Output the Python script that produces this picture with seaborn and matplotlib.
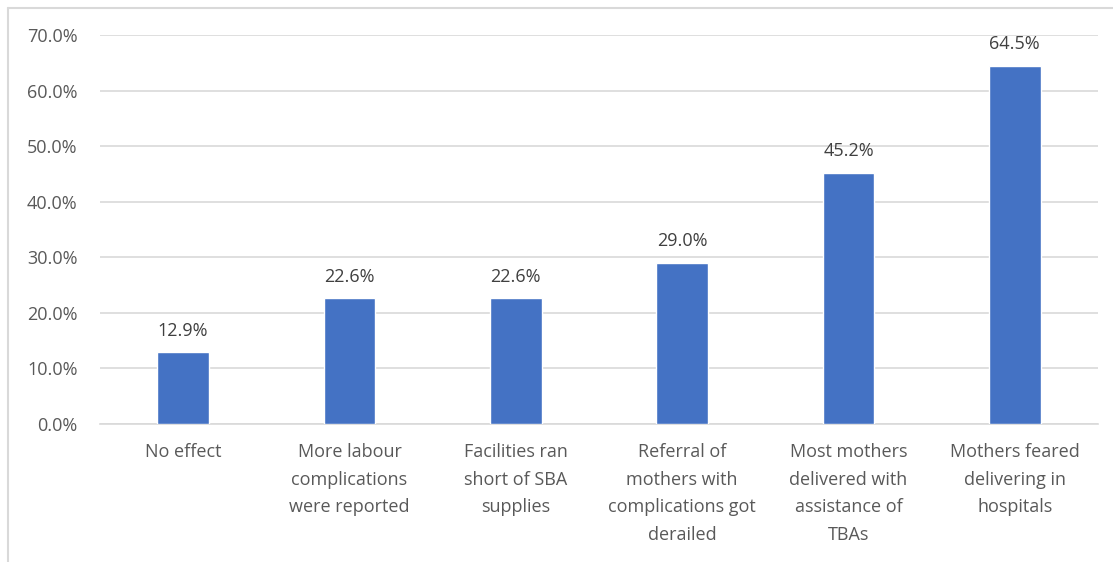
import matplotlib
matplotlib.use("Agg")
import matplotlib.pyplot as plt
import seaborn as sns
import pandas as pd
from matplotlib.lines import Line2D

categories = [
    "No effect",
    "More labour\ncomplications\nwere reported",
    "Facilities ran\nshort of SBA\nsupplies",
    "Referral of\nmothers with\ncomplications got\nderailed",
    "Most mothers\ndelivered with\nassistance of\nTBAs",
    "Mothers feared\ndelivering in\nhospitals",
]
values = [12.9, 22.6, 22.6, 29.0, 45.2, 64.5]
yticks = [0, 10, 20, 30, 40, 50, 60, 70]

sns.set_theme(style="white")
plt.rcParams['font.family'] = ['Open Sans', 'DejaVu Sans']

df = pd.DataFrame({"cat": categories, "val": values})

fig = plt.figure(figsize=(11.13, 5.62), dpi=100)
ax = fig.add_axes([0.0898, 0.2456, 0.8967, 0.6921])

sns.barplot(data=df, x="cat", y="val", color="#4472C4", saturation=1,
            width=0.31, ax=ax, zorder=3)

ax.set_ylim(0, 70)
ax.set_xlim(-0.5, 5.5)
ax.set_yticks(yticks)
ax.set_yticklabels([f"{t:.1f}%" for t in yticks])
ax.yaxis.grid(True, color="#d9d9d9", linewidth=1.2, zorder=0)
ax.set_axisbelow(True)
for s in ["left", "right", "top"]:
    ax.spines[s].set_visible(False)
ax.spines["bottom"].set_color("#d9d9d9")
ax.spines["bottom"].set_linewidth(1.2)
ax.set_xlabel("")
ax.set_ylabel("")
ax.tick_params(axis="both", length=0, colors="#595959", labelsize=13)
ax.tick_params(axis="y", pad=16)
ax.tick_params(axis="x", pad=14)
for lab in ax.get_xticklabels():
    lab.set_linespacing(1.68)
    lab.set_color("#595959")

for i, v in enumerate(values):
    ax.annotate(f"{v:.1f}%", (i, v), xytext=(0, 9), textcoords="offset points",
                ha="center", va="bottom", fontsize=13, color="#404040")

# outer chart frame (left and top visible)
fig.add_artist(Line2D([0.0072, 0.0072], [0, 0.9858], transform=fig.transFigure,
                      color="#d9d9d9", linewidth=1.5))
fig.add_artist(Line2D([0.0072, 1.0], [0.9858, 0.9858], transform=fig.transFigure,
                      color="#d9d9d9", linewidth=1.5))

fig.savefig("out.png", dpi=100, facecolor="white")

□ □ □ □ □

#### Work to do:
Write down every line from the opening of the listing to the line with "from matplotlib.lines import Line2D", both included, and nothing else; the pictures are omitted.

#### Solution for this problem:
Output the Python script that produces this picture with seaborn and matplotlib.
import matplotlib
matplotlib.use("Agg")
import matplotlib.pyplot as plt
import seaborn as sns
import pandas as pd
from matplotlib.lines import Line2D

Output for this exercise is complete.